As Roy Greenslade, pointed out last year, the 64,000 people working as journalists in the UK are now outnumbered by the 84,000 people working in public relations. And we know that a lot of what journalists do isn't objective, factual reporting of what the journalists themselves think is important, but mere recycling of press releases and infomercials from a members of a larger, well-funded profession which has no claim to objectivity, or to any value more public-spirited than burnishing the image of its clients.
The effect is further amplified when the the lies made up by bad journalists, or mindlessly copy n' pasted from press releases are propagated by public service broadcasters. The BBC doesn't just do its own journalism in a vacuum, but reflects back the news agenda spawned in the incestouous hothouse of sloppy, journalism and public relations spin.

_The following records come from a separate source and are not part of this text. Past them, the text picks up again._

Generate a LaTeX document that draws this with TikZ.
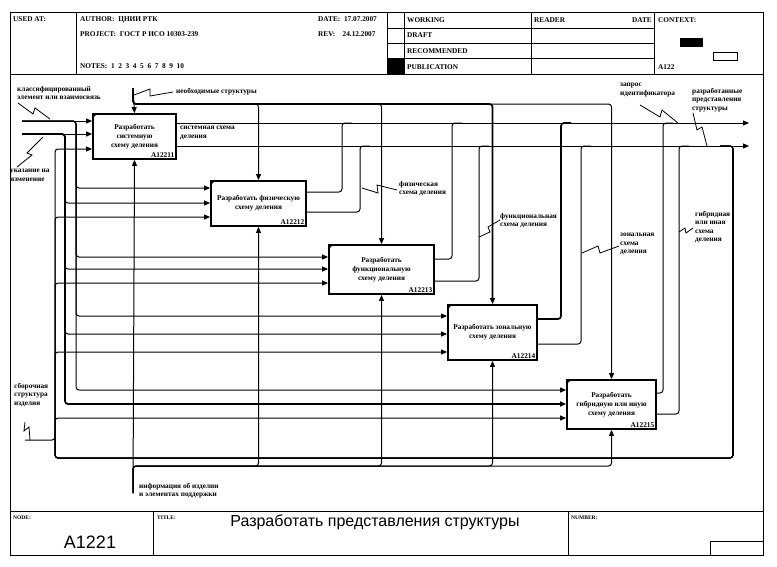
\documentclass[tikz,border=0pt]{standalone}
\usepackage{fontspec}
\setmainfont{Liberation Serif}
\newfontfamily\arialf{Liberation Sans}
\usetikzlibrary{arrows.meta}
\tikzset{
 box/.style={draw, line width=1.8pt, fill=white, inner sep=1pt, align=center, font=\bfseries\fontsize{7.3}{9}\selectfont},
 idl/.style={inner sep=0pt, font=\bfseries\fontsize{7.3}{8}\selectfont},
 flow/.style={line width=1pt, rounded corners=3pt},
 thk/.style={line width=1.7pt},
 tip/.style={-{Triangle[length=6pt,width=5pt]}},
 squig/.style={line width=0.8pt},
 lbl/.style={font=\bfseries\fontsize{7.3}{8.5}\selectfont, align=left, inner sep=0pt, anchor=north west},
 hdr/.style={font=\bfseries\fontsize{7.3}{8}\selectfont, inner sep=0pt, anchor=base west},
 small/.style={font=\bfseries\fontsize{5.5}{6}\selectfont, inner sep=0pt, anchor=base west},
 frm/.style={line width=1pt},
}
\begin{document}
\begin{tikzpicture}[x=1pt,y=-1pt]
\useasboundingbox (0,0) rectangle (777,566);
\fill[white] (0,0) rectangle (777,566);
% ---------- frame ----------
\draw[frm] (10,12) rectangle (763,555);
\draw[frm] (10,74) -- (763,74);
\draw[frm] (76,12) -- (76,74);
\draw[frm] (387,12) -- (387,74);
\draw[frm] (404,12) -- (404,74);
\draw[frm] (531,12) -- (531,74);
\draw[frm] (654,12) -- (654,74);
\draw[frm] (387,28) -- (654,28);
\draw[frm] (387,43) -- (654,43);
\draw[frm] (387,58) -- (654,58);
\fill (387,58) rectangle (404,74);
\fill (680,38) rectangle (703,47);
\draw[line width=0.9pt] (713,52) rectangle (737,60);
\draw[frm] (10,511) -- (763,511);
\draw[frm] (153,511) -- (153,555);
\draw[frm] (568,511) -- (568,555);
\draw[frm] (710,541) rectangle (763,555);
% ---------- header text ----------
\node[hdr] (usedat) at (13,21) {USED AT:};
\node[hdr] (author) at (80,21) {AUTHOR:\ \ ЦНИИ РТК};
\node[hdr] (project) at (80,36) {PROJECT:\ \ ГОСТ Р ИСО 10303-239};
\node[hdr] (notes) at (80,68) {NOTES:\ \ 1\ \ 2\ \ 3\ \ 4\ \ 5\ \ 6\ \ 7\ \ 8\ \ 9\ \ 10};
\node[hdr] (date) at (318,21) {DATE:\ \ 17.07.2007};
\node[hdr] (rev) at (318,36) {REV:\ \ \ \ 24.12.2007};
\node[hdr] (working) at (407,22) {WORKING};
\node[hdr] (draft) at (407,37) {DRAFT};
\node[hdr] (recom) at (407,53) {RECOMMENDED};
\node[hdr] (publ) at (407,69) {PUBLICATION};
\node[hdr] (reader) at (534,22) {READER};
\node[hdr,anchor=base east] (rdate) at (652,22) {DATE};
\node[hdr] (context) at (658,22) {CONTEXT:};
\node[hdr] (ctxnum) at (658,69) {A122};
% ---------- footer ----------
\node[small] (nodel) at (13,519) {NODE:};
\node[small] (titlel) at (157,519) {TITLE:};
\node[small] (numl) at (571,519) {NUMBER:};
\node[font=\arialf\fontsize{18}{19}\selectfont, inner sep=0pt] (nodenum) at (90,542) {A1221};
\node[font=\arialf\fontsize{16}{17}\selectfont, inner sep=0pt] (title) at (375,522) {Разработать представления структуры};
% ---------- boxes ----------
\node[box, minimum width=83pt, minimum height=45pt] (b1) at (134.5,136.5) {Разработать\\системную\\схему деления};
\node[box, minimum width=95pt, minimum height=45pt] (b2) at (258.5,203.5) {Разработать физическую\\схему деления};
\node[box, minimum width=105pt, minimum height=49pt] (b3) at (381.5,269.5) {Разработать\\функциональную\\схему деления};
\node[box, minimum width=89pt, minimum height=55pt] (b4) at (492.5,332.5) {Разработать зональную\\схему деления};
\node[box, minimum width=89pt, minimum height=49pt] (b5) at (611.5,404.5) {Разработать\\гибридную или иную\\схему деления};
\foreach \b/\id in {b1/A12211,b2/A12212,b3/A12213,b4/A12214,b5/A12215}{
  \node[idl, anchor=south east] (\b id) at ([xshift=-2.5pt,yshift=2.5pt]\b.south east) {\id};
  \draw[line width=0.9pt] ([yshift=-5pt]\b.north west) -- ([xshift=5pt]\b.north west);
}
% ---------- free ends ----------
\coordinate (inA) at (22,121);
\coordinate (inB) at (22,134);
\coordinate (inC) at (25,440);
\coordinate (ctl) at (133,88);
\coordinate (mech) at (133,493);
\coordinate (outA) at (749,123);
\coordinate (outB) at (749,146);
\coordinate (fb) at (720,146);
% ---------- inputs ----------
\draw[flow,tip] (inA) -- (b1.west |- 0,121);
\draw[flow,tip] (inA) -- (76,121) -- (76,188) -- (b2.west |- 0,188);
\draw[flow,tip] (inA) -- (76,121) -- (76,257) -- (b3.west |- 0,257);
\draw[flow,tip] (inA) -- (76,121) -- (76,316) -- (b4.west |- 0,316);
\draw[flow,tip] (inA) -- (76,121) -- (76,390) -- (b5.west |- 0,390);
\draw[flow,tip] (inB) -- (b1.west |- 0,134);
\draw[flow,tip] (inB) -- (65,134) -- (65,203) -- (b2.west |- 0,203);
\draw[flow,tip] (inB) -- (65,134) -- (65,269) -- (b3.west |- 0,269);
\draw[flow,tip] (inB) -- (65,134) -- (65,334) -- (b4.west |- 0,334);
\draw[flow,thk,tip] (inB) -- (65,134) -- (65,404) -- (b5.west |- 0,404);
% feedback loop feeding the third inputs
\draw[flow,tip] (fb) -- (733,146) -- (733,458) -- (55,458) -- (55,149) -- (b1.west |- 0,149);
\draw[flow,tip] (fb) -- (733,146) -- (733,458) -- (55,458) -- (55,217) -- (b2.west |- 0,217);
\draw[flow,tip] (fb) -- (733,146) -- (733,458) -- (55,458) -- (55,283) -- (b3.west |- 0,283);
\draw[flow,tip] (fb) -- (733,146) -- (733,458) -- (55,458) -- (55,352) -- (b4.west |- 0,352);
\draw[flow,tip] (fb) -- (733,146) -- (733,458) -- (55,458) -- (55,418) -- (b5.west |- 0,418);
\draw[flow,thk] (733,150) -- (733,455);
\draw[flow] (inC) -- (55,440) -- (55,430);
% ---------- mechanisms ----------
\draw[flow,tip] (mech) -- (b1.south);
\draw[flow,tip] (mech) -- (133,466) -- (b2.south |- 0,466) -- (b2.south);
\draw[flow,tip] (mech) -- (133,466) -- (b3.south |- 0,466) -- (b3.south);
\draw[flow,tip] (mech) -- (133,466) -- (b4.south |- 0,466) -- (b4.south);
\draw[flow,tip] (mech) -- (133,466) -- (b5.south |- 0,466) -- (b5.south);
% ---------- controls ----------
\draw[flow,tip] (ctl) -- (b1.north);
\draw[flow,tip] (ctl) -- (133,104) -- (b2.north |- 0,104) -- (b2.north);
\draw[flow,tip] (ctl) -- (133,104) -- (b3.north |- 0,104) -- (b3.north);
\draw[flow,thk,tip] (ctl) -- (133,104) -- (b4.north |- 0,104) -- (b4.north);
\draw[flow,tip] (ctl) -- (133,104) -- (b5.north |- 0,104) -- (b5.north);
% ---------- outputs ----------
\draw[flow,tip] (b1.east |- 0,123) -- (outA);
\draw[flow,tip] (b1.east |- 0,146) -- (outB);
\draw[flow] (b2.east |- 0,192) -- (342,192) -- (342,123) -- (352,123);
\draw[flow] (b2.east |- 0,212) -- (360,212) -- (360,146) -- (370,146);
\draw[flow] (b3.east |- 0,259) -- (452,259) -- (452,123) -- (462,123);
\draw[flow] (b3.east |- 0,281) -- (479,281) -- (479,146) -- (489,146);
\draw[flow,thk] (b4.east |- 0,319) -- (561,319) -- (561,123) -- (571,123);
\draw[flow] (b4.east |- 0,344) -- (581,344) -- (581,146) -- (591,146);
\draw[flow] (b5.east |- 0,393) -- (663,393) -- (663,123) -- (673,123);
\draw[flow] (b5.east |- 0,414) -- (679,414) -- (679,146) -- (689,146);
% ---------- labels ----------
\node[lbl] (lA) at (17,86) {классифицированный\\элемент или взаимосвязь};
\draw[squig] (18,103) -- (33,114) -- (35,108) -- (50,119);
\node[lbl] (lB) at (10,169) {указание на\\изменение};
\draw[squig] (17,167) -- (32,155) -- (27,153) -- (43,137);
\node[lbl] (lC) at (14,383) {сборочная\\структура\\изделия};
\draw[squig] (25,422) -- (24,431) -- (29,427) -- (30,440);
\node[lbl] (lctl) at (176,88) {необходимые структуры};
\draw[squig] (134,95) -- (150,89) -- (150,96) -- (173,92);
\node[lbl] (lmech) at (139,483) {информация об изделии\\и элементах поддержки};
\node[lbl] (lo1) at (180,126) {системная схема\\деления};
\node[lbl] (lo2) at (399,181) {физическая\\схема деления};
\draw[squig] (362,188) -- (378,193) -- (377,185) -- (397,190);
\node[lbl] (lo3) at (500,213) {функциональная\\схема деления};
\draw[squig] (479,237) -- (490,232) -- (488,227) -- (500,220);
\node[lbl] (lo4) at (620,233) {зональная\\схема\\деления};
\draw[squig] (582,253) -- (598,246) -- (600,253) -- (619,246);
\node[lbl] (lo5) at (695,211) {гибридная\\или иная\\схема\\деления};
\draw[squig] (679,232) -- (685,228) -- (686,233) -- (693,228);
\node[lbl] (lo6) at (620,83) {запрос\\идентификатора};
\draw[squig] (640,105) -- (660,117) -- (662,110) -- (678,123);
\node[lbl] (lo7) at (692,88) {разработанные\\представления\\структуры};
\draw[squig] (693,113) -- (697,130) -- (702,127) -- (707,146);
\end{tikzpicture}
\end{document}
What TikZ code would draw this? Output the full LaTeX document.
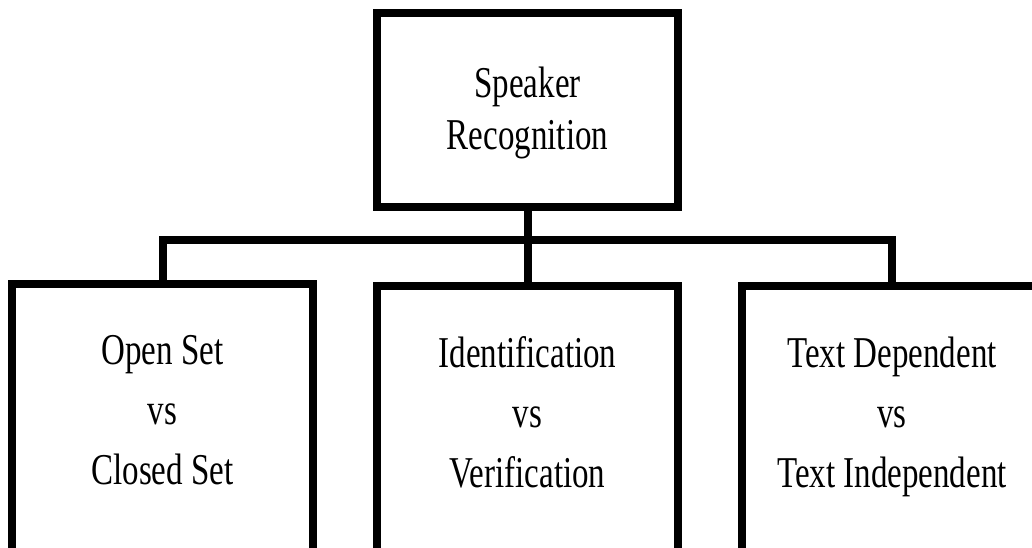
\documentclass[tikz,border=0pt]{standalone}
\usepackage{fontspec}
\setmainfont[FakeStretch=0.75]{Liberation Serif}
\usepackage{tikz}
\usepackage{xcolor}

\newcommand{\lowstrut}{\rule[-32pt]{0pt}{32pt}}

\begin{document}
\begin{tikzpicture}[x=1pt,y=-1pt,
  box/.style={draw, line width=8pt, minimum width=301pt, inner sep=0pt, align=center},
  link/.style={line width=8pt}]

\clip (0,0) rectangle (1032,548);

% Top box
\node[box, minimum height=194pt, font=\fontsize{44}{52}\selectfont] (top) at (527.5,110) {\rule{0pt}{36pt}Speaker\\Recognition};

% Bottom row of boxes
\node[box, minimum height=284pt, font=\fontsize{44}{60}\selectfont] (open) at (162.5,426) {Open Set\\vs\\Closed Set\lowstrut};
\node[box, minimum height=284pt, font=\fontsize{44}{60}\selectfont] (ident) at (527.5,428) {Identification\\vs\\Verification\lowstrut};
\node[box, minimum height=284pt, font=\fontsize{44}{60}\selectfont] (text) at (892,428) {Text Dependent\\vs\\Text Independent\lowstrut};

% Connectors
\coordinate (bus) at (527.5,240);
\draw[link] (top.south) -- (ident.north);
\draw[link] (open.north) |- (bus) -| (text.north);

\end{tikzpicture}
\end{document}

As an example, take Radio 4's flagship morning news programme,
Today. On weekdays, it kicks off its broadcast at 6.00am sharp, with a rundown of its own headline stories (one, or more, of which will frequently have started life as a story from elsewhere in the mainstream press), followed by a weather report, then a round up of what the British newspapers have decided to put on their front pages that day.
In this way, poisonous nonsense like the "
Christian child forced into Muslim foster care" scare headline, complete with sensational details about a crucifix being forcibly removed and the child being told to learn Arabic are laundered into the national discourse, via the supposedly respectable, fact-based BBC ("We're only reporting what other people are saying").
Wake up to our unbiased national broadcaster and the day's newly-minted lies can be churning round your brain before you've gulped down your coffee and breakfast cereal.
Of course, people can try to refute provable untruths, but thanks to
the backfire effect, this may only succeed in hammering home the original lies more firmly.
And there's an even more insidious feedback loop going on. The act of fact-checking bad journalism has created the idea that fake news comes from the mainstream media (which it sometimes does). So now, notoriously shameless liars like Trump, Johnson and Farage can bellow "You're fake news!" in the face of any journalist who dares to hold them to account, or sneeringly dismiss easily verified facts as "project fear." It might sound ridiculous coming from people like that, but when they play on distrust of the mainstream media, the partisan, slipshod mainstream media really do bear some of the blame.
And the feedback loop gets loopier still. When more reasonable, non-fanatical people hear blustering Trumpist ninnies raging about how they're being unfairly misrepresented by the crooked, dishonest mainstream media, their natural reaction is to categorise anyone who points out media bias as a blithering loon who can safely be ignored for ever.
And if such media sceptics are ignored, the mainstream meda can continue to churn out the sort of inaccurate, vindictive rubbish that helped create the low-trust environment which spawned the whole Trumpist brand of post-truth politics in the first place...
It was just one story, about one little girl who's had a tough life, but the way it's been distorted and weaponised shines a light on a whole bunch of stuff that touches every one of us, from which voices get heard, and which are suppressed, or misrepresented, to the hollowing out of respected professions and their replacement by toxic bullshit jobs, to the awful politics that we get when mere facts can be drowned out by whoever has the loudest foghorn, to the question of who, ultimately, benefits from the seemingly exponential growth in mistrust, insecurity and chaos.